I just got off the phone with Senator Hiram Monserrate, whose defection from and return to the Democratic caucus in the State Senate has brought Albany to a standstill.

Monserrate said he did what he did because he had an “obligation” to his constituents “to change Albany,” and he is on the “right side of history.”

When I asked Monserrate what specifically he found objectionable about the tenure of Malcolm Smith, the Senate Democratic leader at the time of his defection, Monserrate said there was vacancy decontrol legislation that was stalled, plus “a lot of issues that occurred,” including some “administrative things.”

I asked if Pedro Espada Jr., the Democratic senator who was chairman of the Housing Committee and who joined Monserrate in defecting to the Republicans (but has not gone back), was responsible for scuttling the legislation.

“That wasn’t my understanding,” Monserrate said. Espada was “prepared to put it to the committee” and had given a “personal commitment to me” that the legislation would be voted on.

I asked if Monserrate had any regrets about what happened, considering that, at the moment, the Senate is split 31-31 and unable to pass any legislation at all.

“The vote I took was the vote I took,” he said. In the end, “I think it’s a good thing. The conference is more united than it ever has been.”

(This has become something of a standard phrase for him.)

Monserrate admitted “there was surprise” among his constituents in Queens over his defection, but “everyone knows I’m a Democrat.”

“They sent me to do a job. My constituents know that I am unbought and unbossed,” he said. “I speak to the people who are my boss. I’m accountable to them.”

Before hanging up, I asked if he had any thoughts about what Tom Golisano, the billionaire businessman that helped orchestrate his initial defection to the Republicans, might have in store for the future.

“I don’t know what he might do,” said Monserrate, who went on to say that Golisano is “a private citizen” and has the right to whatever opinion he may have.

UPDATE: Here’s Brian Lehrer’s interview with Monserrate this morning.
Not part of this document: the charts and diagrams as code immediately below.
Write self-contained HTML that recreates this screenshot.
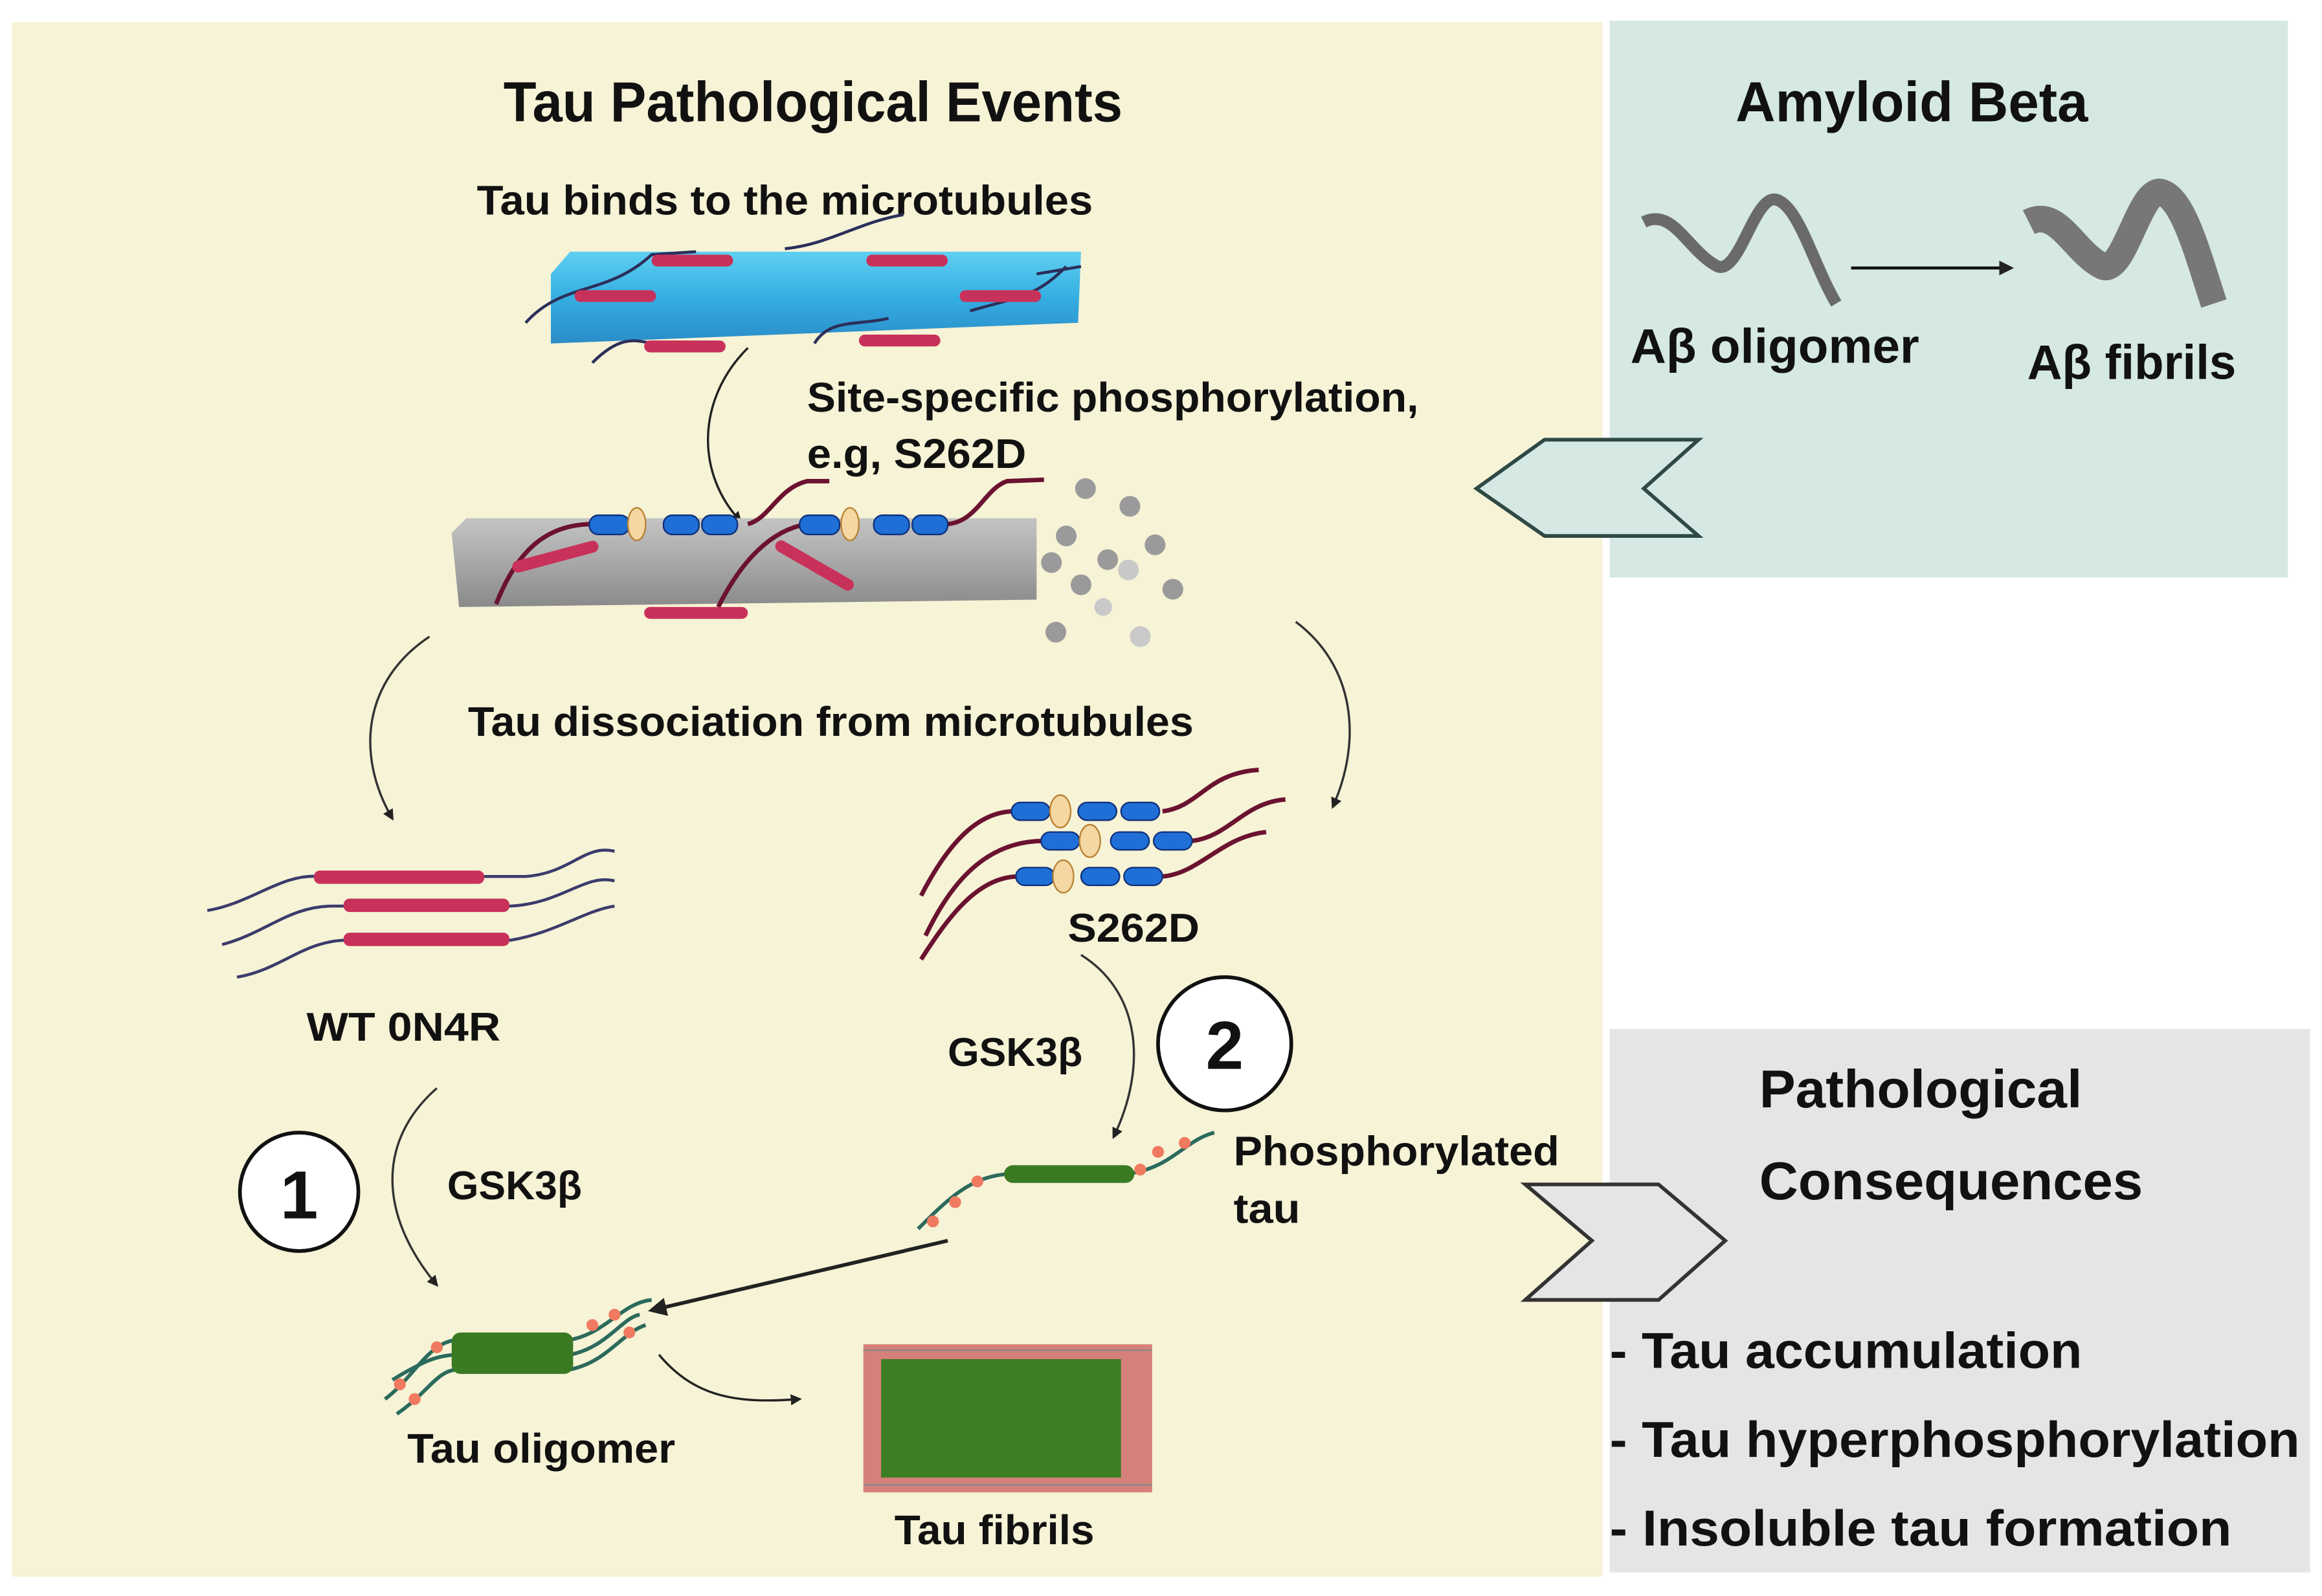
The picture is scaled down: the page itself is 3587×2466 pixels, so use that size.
<!DOCTYPE html>
<html><head><style>
html,body{margin:0;padding:0;background:#fff;}
svg{display:block;}
text{font-family:"Liberation Sans",sans-serif;fill:#111;font-weight:bold;}
</style></head><body>
<svg width="3587" height="2466" viewBox="0 0 1568 1078" preserveAspectRatio="none" xmlns="http://www.w3.org/2000/svg">
<defs>
<linearGradient id="bl" x1="0" y1="0" x2="0" y2="1"><stop offset="0" stop-color="#5fd0f2"/><stop offset="0.5" stop-color="#35aee2"/><stop offset="1" stop-color="#2a8cc8"/></linearGradient>
<linearGradient id="gr" x1="0" y1="0" x2="0" y2="1"><stop offset="0" stop-color="#c4c4c4"/><stop offset="0.5" stop-color="#a8a8a8"/><stop offset="1" stop-color="#8a8a8a"/></linearGradient>
<marker id="ah" viewBox="0 0 10 10" refX="8" refY="5" markerWidth="5" markerHeight="5" orient="auto"><path d="M0,0 L10,5 L0,10 z" fill="#222"/></marker>
</defs>
<rect x="0" y="0" width="1568" height="1078" fill="#fff"/>
<rect x="8" y="15" width="1074" height="1050" fill="#f6f3d6"/>
<rect x="1087" y="14" width="458" height="376" fill="#d5e8e4"/>
<rect x="1087" y="695" width="473" height="367" fill="#e5e5e5"/>

<text x="340" y="82" font-size="38" textLength="418" lengthAdjust="spacingAndGlyphs">Tau Pathological Events</text>
<text x="1172" y="82" font-size="38" textLength="238" lengthAdjust="spacingAndGlyphs">Amyloid Beta</text>
<text x="322" y="145" font-size="28" textLength="416" lengthAdjust="spacingAndGlyphs">Tau binds to the microtubules</text>

<!-- blue MT -->
<path d="M385,170 L730,170 L728,218 L372,232 L372,185 Z" fill="url(#bl)"/>
<g stroke="#2b2f5a" stroke-width="2" fill="none">
<path d="M355,218 C380,190 410,200 440,172 L470,170"/>
<path d="M530,168 C560,165 580,150 610,145"/>
<path d="M720,180 C700,200 690,200 655,210"/>
<path d="M400,245 C420,225 430,230 445,233"/>
<path d="M550,232 C560,215 580,220 600,215"/>
<path d="M700,185 L730,180"/>
</g>
<g fill="#c8315a">
<rect x="440" y="172" width="55" height="8" rx="4"/>
<rect x="388" y="196" width="55" height="8" rx="4"/>
<rect x="585" y="172" width="55" height="8" rx="4"/>
<rect x="648" y="196" width="55" height="8" rx="4"/>
<rect x="435" y="230" width="55" height="8" rx="4"/>
<rect x="580" y="226" width="55" height="8" rx="4"/>
</g>
<path d="M505,235 C470,270 470,320 500,352" stroke="#222" stroke-width="1.5" fill="none" marker-end="url(#ah)"/>

<text x="545" y="278" font-size="28" textLength="413" lengthAdjust="spacingAndGlyphs">Site-specific phosphorylation,</text>
<text x="545" y="316" font-size="28" textLength="148" lengthAdjust="spacingAndGlyphs">e.g, S262D</text>

<!-- gray MT -->
<path d="M315,350 L700,350 L700,405 L310,410 L305,360 Z" fill="url(#gr)"/>
<g fill="#9a9a9a">
<circle cx="733" cy="330" r="7"/><circle cx="763" cy="342" r="7"/><circle cx="720" cy="362" r="7"/><circle cx="780" cy="368" r="7"/><circle cx="710" cy="380" r="7"/><circle cx="748" cy="378" r="7"/><circle cx="730" cy="395" r="7"/><circle cx="792" cy="398" r="7"/><circle cx="762" cy="385" r="7" fill="#c9c9c9"/><circle cx="713" cy="427" r="7"/><circle cx="770" cy="430" r="7" fill="#c9c9c9"/><circle cx="745" cy="410" r="6" fill="#c9c9c9"/>
</g>
<g stroke="#6b1230" stroke-width="3" fill="none">
<path d="M335,408 C350,370 370,355 398,354"/>
<path d="M505,354 C520,350 525,330 545,325 L560,325"/>
<path d="M640,354 C660,352 665,330 680,325 L705,324"/>
<path d="M485,410 C500,380 520,358 545,354"/>
</g>
<g fill="#1f6fd6" stroke="#10307a" stroke-width="1">
<rect x="398" y="348" width="27" height="13" rx="6"/><rect x="448" y="348" width="24" height="13" rx="6"/><rect x="474" y="348" width="24" height="13" rx="6"/>
<rect x="540" y="348" width="27" height="13" rx="6"/><rect x="590" y="348" width="24" height="13" rx="6"/><rect x="616" y="348" width="24" height="13" rx="6"/>
</g>
<ellipse cx="430" cy="354" rx="6" ry="11" fill="#f4d7a3" stroke="#b88030"/>
<ellipse cx="574" cy="354" rx="6" ry="11" fill="#f4d7a3" stroke="#b88030"/>
<g fill="#c8315a"><rect x="435" y="410" width="70" height="8" rx="4"/><rect x="520" y="378" width="60" height="8" rx="4" transform="rotate(30 550 382)"/><rect x="345" y="372" width="60" height="8" rx="4" transform="rotate(-15 375 376)"/></g>

<path d="M290,430 C245,460 240,510 265,553" stroke="#333" stroke-width="1.5" fill="none" marker-end="url(#ah)"/>
<path d="M875,420 C915,450 920,500 900,545" stroke="#333" stroke-width="1.5" fill="none" marker-end="url(#ah)"/>
<text x="316" y="497" font-size="28" textLength="490" lengthAdjust="spacingAndGlyphs">Tau dissociation from microtubules</text>

<!-- WT -->
<g stroke="#3b3b6b" stroke-width="2" fill="none">
<path d="M140,615 C170,610 190,590 215,592 L355,592 C385,590 395,570 415,575"/>
<path d="M150,638 C180,630 195,612 225,612 L345,612 C380,610 395,590 415,595"/>
<path d="M160,660 C190,655 205,635 235,635 L345,635 C375,630 395,615 415,612"/>
</g>
<g fill="#c8315a"><rect x="212" y="588" width="115" height="9" rx="4"/><rect x="232" y="607" width="112" height="9" rx="4"/><rect x="232" y="630" width="112" height="9" rx="4"/></g>
<text x="207" y="703" font-size="27" textLength="131" lengthAdjust="spacingAndGlyphs">WT 0N4R</text>

<!-- S262D -->
<g stroke="#6b1230" stroke-width="3" fill="none">
<path d="M622,605 C640,570 660,548 685,548 M785,548 C810,545 815,522 850,520"/>
<path d="M625,632 C645,590 670,568 705,568 M805,568 C830,565 840,542 868,540"/>
<path d="M622,648 C640,620 660,592 688,592 M785,592 C810,590 825,565 855,562"/>
</g>
<g fill="#1f6fd6" stroke="#10307a" stroke-width="1">
<rect x="683" y="542" width="26" height="12" rx="6"/><rect x="728" y="542" width="26" height="12" rx="6"/><rect x="757" y="542" width="26" height="12" rx="6"/>
<rect x="703" y="562" width="26" height="12" rx="6"/><rect x="750" y="562" width="26" height="12" rx="6"/><rect x="779" y="562" width="26" height="12" rx="6"/>
<rect x="686" y="586" width="26" height="12" rx="6"/><rect x="730" y="586" width="26" height="12" rx="6"/><rect x="759" y="586" width="26" height="12" rx="6"/>
</g>
<ellipse cx="716" cy="548" rx="7" ry="11" fill="#f4d7a3" stroke="#b88030"/>
<ellipse cx="736" cy="568" rx="7" ry="11" fill="#f4d7a3" stroke="#b88030"/>
<ellipse cx="718" cy="592" rx="7" ry="11" fill="#f4d7a3" stroke="#b88030"/>
<text x="721" y="636" font-size="27" textLength="89" lengthAdjust="spacingAndGlyphs">S262D</text>

<path d="M730,645 C770,670 775,720 752,768" stroke="#333" stroke-width="1.5" fill="none" marker-end="url(#ah)"/>
<text x="640" y="720" font-size="27" textLength="91" lengthAdjust="spacingAndGlyphs">GSK3β</text>
<circle cx="827" cy="705" r="45" fill="#fff" stroke="#111" stroke-width="2.5"/>
<text x="827" y="722" font-size="46" text-anchor="middle" font-weight="normal">2</text>

<!-- phosphorylated tau -->
<path d="M620,830 C640,810 655,795 680,793 L760,793 C790,790 800,770 820,765" stroke="#2b6a5c" stroke-width="2.5" fill="none"/>
<rect x="678" y="787" width="88" height="12" rx="6" fill="#3a7a22"/>
<g fill="#f07a60"><circle cx="630" cy="825" r="4"/><circle cx="645" cy="812" r="4"/><circle cx="660" cy="798" r="4"/><circle cx="782" cy="778" r="4"/><circle cx="800" cy="772" r="4"/><circle cx="770" cy="790" r="4"/></g>
<text x="833" y="787" font-size="28" textLength="220" lengthAdjust="spacingAndGlyphs">Phosphorylated</text>
<text x="833" y="826" font-size="28" textLength="45" lengthAdjust="spacingAndGlyphs">tau</text>

<path d="M640,838 L440,885" stroke="#222" stroke-width="2.5" fill="none" marker-end="url(#ah)"/>

<!-- 1 -->
<circle cx="202" cy="805" r="40" fill="#fff" stroke="#111" stroke-width="2.5"/>
<text x="202" y="823" font-size="46" text-anchor="middle" font-weight="normal">1</text>
<path d="M295,735 C255,770 255,820 295,868" stroke="#333" stroke-width="1.5" fill="none" marker-end="url(#ah)"/>
<text x="302" y="810" font-size="27" textLength="91" lengthAdjust="spacingAndGlyphs">GSK3β</text>

<!-- oligomer -->
<g stroke="#2b6a5c" stroke-width="2.5" fill="none">
<path d="M260,945 C280,930 290,905 310,905 L385,905 C410,900 420,880 440,878"/>
<path d="M265,932 C285,920 295,915 310,915 L385,915 C410,910 420,890 432,888"/>
<path d="M268,955 C290,940 295,925 310,925 L385,925 C410,920 420,900 436,895"/>
</g>
<rect x="305" y="900" width="82" height="28" rx="6" fill="#3a7a22"/>
<g fill="#f07a60"><circle cx="270" cy="935" r="4"/><circle cx="280" cy="945" r="4"/><circle cx="295" cy="910" r="4"/><circle cx="400" cy="895" r="4"/><circle cx="415" cy="888" r="4"/><circle cx="425" cy="900" r="4"/></g>
<text x="275" y="988" font-size="28" textLength="181" lengthAdjust="spacingAndGlyphs">Tau oligomer</text>
<path d="M445,915 C470,945 500,948 540,945" stroke="#222" stroke-width="1.5" fill="none" marker-end="url(#ah)"/>

<!-- fibrils -->
<rect x="583" y="908" width="195" height="100" fill="#d5807a"/>
<rect x="595" y="918" width="162" height="80" fill="#3d7d23"/>
<g stroke="#888" stroke-width="1"><line x1="583" y1="912" x2="778" y2="912"/><line x1="583" y1="1003" x2="778" y2="1003"/></g>
<text x="604" y="1043" font-size="28" textLength="135" lengthAdjust="spacingAndGlyphs">Tau fibrils</text>

<!-- amyloid -->
<path d="M1110,150 C1130,140 1140,170 1160,180 C1175,185 1185,130 1200,135 C1215,140 1225,180 1240,205" stroke="#6a6a6a" stroke-width="8" fill="none"/>
<path d="M1370,150 C1390,140 1400,170 1420,180 C1435,185 1445,125 1460,130 C1475,135 1485,175 1495,205" stroke="#777" stroke-width="18" fill="none"/>
<line x1="1250" y1="181" x2="1358" y2="181" stroke="#111" stroke-width="2" marker-end="url(#ah)"/>
<text x="1101" y="245" font-size="33" textLength="195" lengthAdjust="spacingAndGlyphs">Aβ oligomer</text>
<text x="1369" y="256" font-size="33" textLength="141" lengthAdjust="spacingAndGlyphs">Aβ fibrils</text>

<polygon points="1147,297 1043,297 997,330 1043,362 1147,362 1110,330" fill="#d5e8e4" stroke="#2f4a45" stroke-width="2.5"/>
<polygon points="1030,800 1120,800 1165,838 1120,878 1030,878 1075,838" fill="#e5e5e5" stroke="#333" stroke-width="2.5"/>

<text x="1188" y="748" font-size="36" textLength="218" lengthAdjust="spacingAndGlyphs">Pathological</text>
<text x="1188" y="810" font-size="36" textLength="259" lengthAdjust="spacingAndGlyphs">Consequences</text>
<text x="1087" y="924" font-size="34" textLength="319" lengthAdjust="spacingAndGlyphs">- Tau accumulation</text>
<text x="1087" y="984" font-size="34" textLength="466" lengthAdjust="spacingAndGlyphs">- Tau hyperphosphorylation</text>
<text x="1087" y="1044" font-size="34" textLength="420" lengthAdjust="spacingAndGlyphs">- Insoluble tau formation</text>
</svg>
</body></html>
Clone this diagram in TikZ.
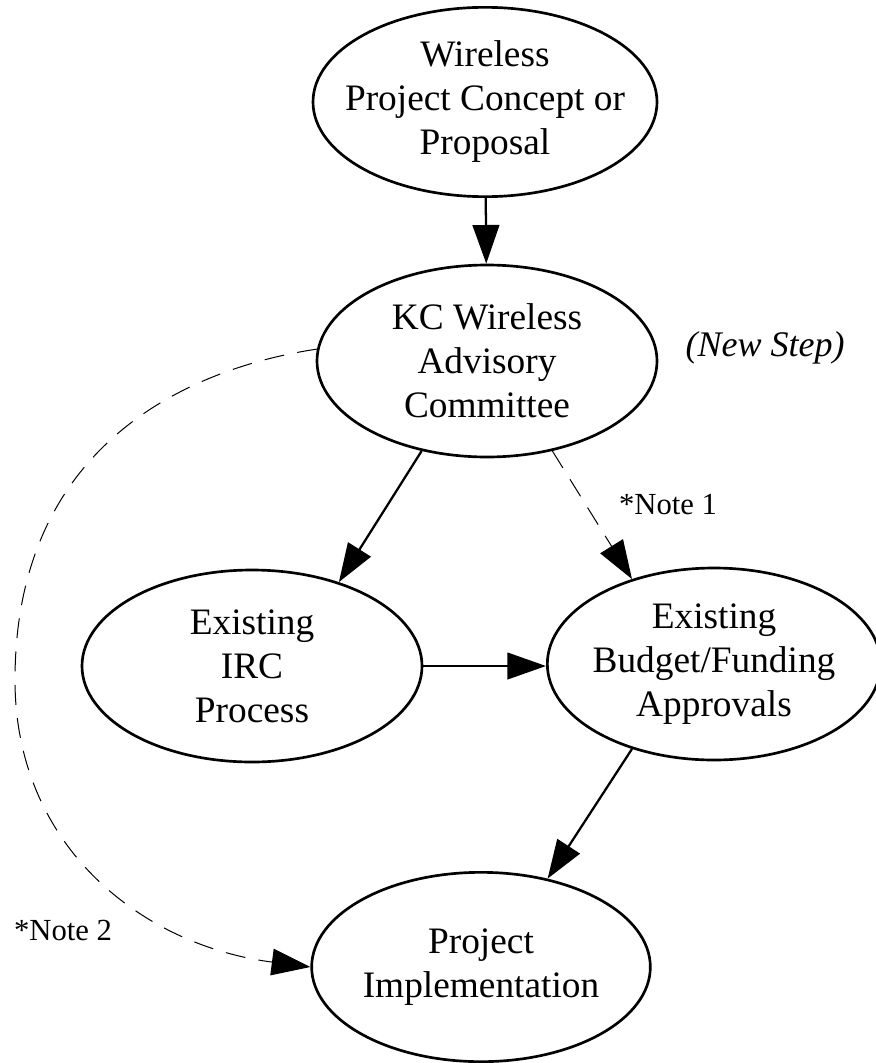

Monserrate said the issue of whether Pedro Espada Jr. should be allowed to cast two votes in case of a 31-31 tie is a “legal question” that is “challenging,” but he did not say whether he thought it was right or wrong.

On raising the sales tax, Monserrate said it would “hurt more working-class and poor people” and that raising it makes the “hairs on the back of my neck” stand up.

He said he had some unresolved issues with mayoral control, and that he was ready to vote on same sex-marriage legislation (although he would not say whether he supported or opposed it).